_Task details:_ Write out, word for word, every line from the first one through the line that holds "4.19, 7.80, 10.0]", and nothing else; skip the pictures.
◆ ◆ ◆ ◆ ◆
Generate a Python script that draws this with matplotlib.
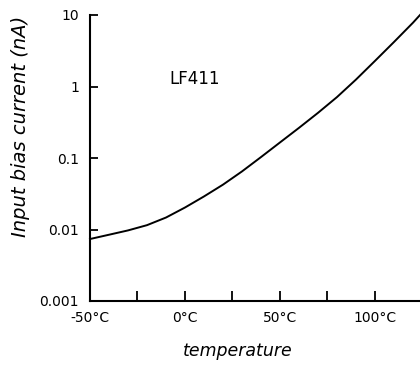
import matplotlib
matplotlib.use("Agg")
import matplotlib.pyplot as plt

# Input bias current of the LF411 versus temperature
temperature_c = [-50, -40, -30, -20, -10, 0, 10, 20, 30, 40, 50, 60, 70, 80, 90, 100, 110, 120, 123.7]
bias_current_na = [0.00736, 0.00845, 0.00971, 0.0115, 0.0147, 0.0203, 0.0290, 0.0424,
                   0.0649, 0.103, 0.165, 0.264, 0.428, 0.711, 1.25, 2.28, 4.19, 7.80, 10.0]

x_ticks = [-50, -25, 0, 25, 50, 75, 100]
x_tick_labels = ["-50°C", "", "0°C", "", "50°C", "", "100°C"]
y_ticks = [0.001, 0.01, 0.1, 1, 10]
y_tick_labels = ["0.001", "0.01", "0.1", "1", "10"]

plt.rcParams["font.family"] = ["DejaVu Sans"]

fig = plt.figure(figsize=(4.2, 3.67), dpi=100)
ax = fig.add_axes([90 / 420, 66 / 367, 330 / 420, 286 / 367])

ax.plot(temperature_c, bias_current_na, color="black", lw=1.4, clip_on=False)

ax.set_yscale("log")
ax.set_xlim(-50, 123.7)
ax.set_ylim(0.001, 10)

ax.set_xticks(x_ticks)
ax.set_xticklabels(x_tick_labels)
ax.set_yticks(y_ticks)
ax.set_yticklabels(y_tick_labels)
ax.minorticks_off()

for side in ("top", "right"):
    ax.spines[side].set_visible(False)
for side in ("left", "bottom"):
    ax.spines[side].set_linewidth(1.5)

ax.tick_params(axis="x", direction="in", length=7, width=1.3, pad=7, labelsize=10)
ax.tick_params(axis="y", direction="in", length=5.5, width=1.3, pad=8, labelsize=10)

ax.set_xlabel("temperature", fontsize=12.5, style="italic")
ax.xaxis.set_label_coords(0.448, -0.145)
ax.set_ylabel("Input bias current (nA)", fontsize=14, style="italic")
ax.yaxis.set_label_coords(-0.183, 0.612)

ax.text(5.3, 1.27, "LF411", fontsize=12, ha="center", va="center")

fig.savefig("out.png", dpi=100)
◆ ◆ ◆ ◆ ◆
_The completed task:_
Generate a Python script that draws this with matplotlib.
import matplotlib
matplotlib.use("Agg")
import matplotlib.pyplot as plt

# Input bias current of the LF411 versus temperature
temperature_c = [-50, -40, -30, -20, -10, 0, 10, 20, 30, 40, 50, 60, 70, 80, 90, 100, 110, 120, 123.7]
bias_current_na = [0.00736, 0.00845, 0.00971, 0.0115, 0.0147, 0.0203, 0.0290, 0.0424,
                   0.0649, 0.103, 0.165, 0.264, 0.428, 0.711, 1.25, 2.28, 4.19, 7.80, 10.0]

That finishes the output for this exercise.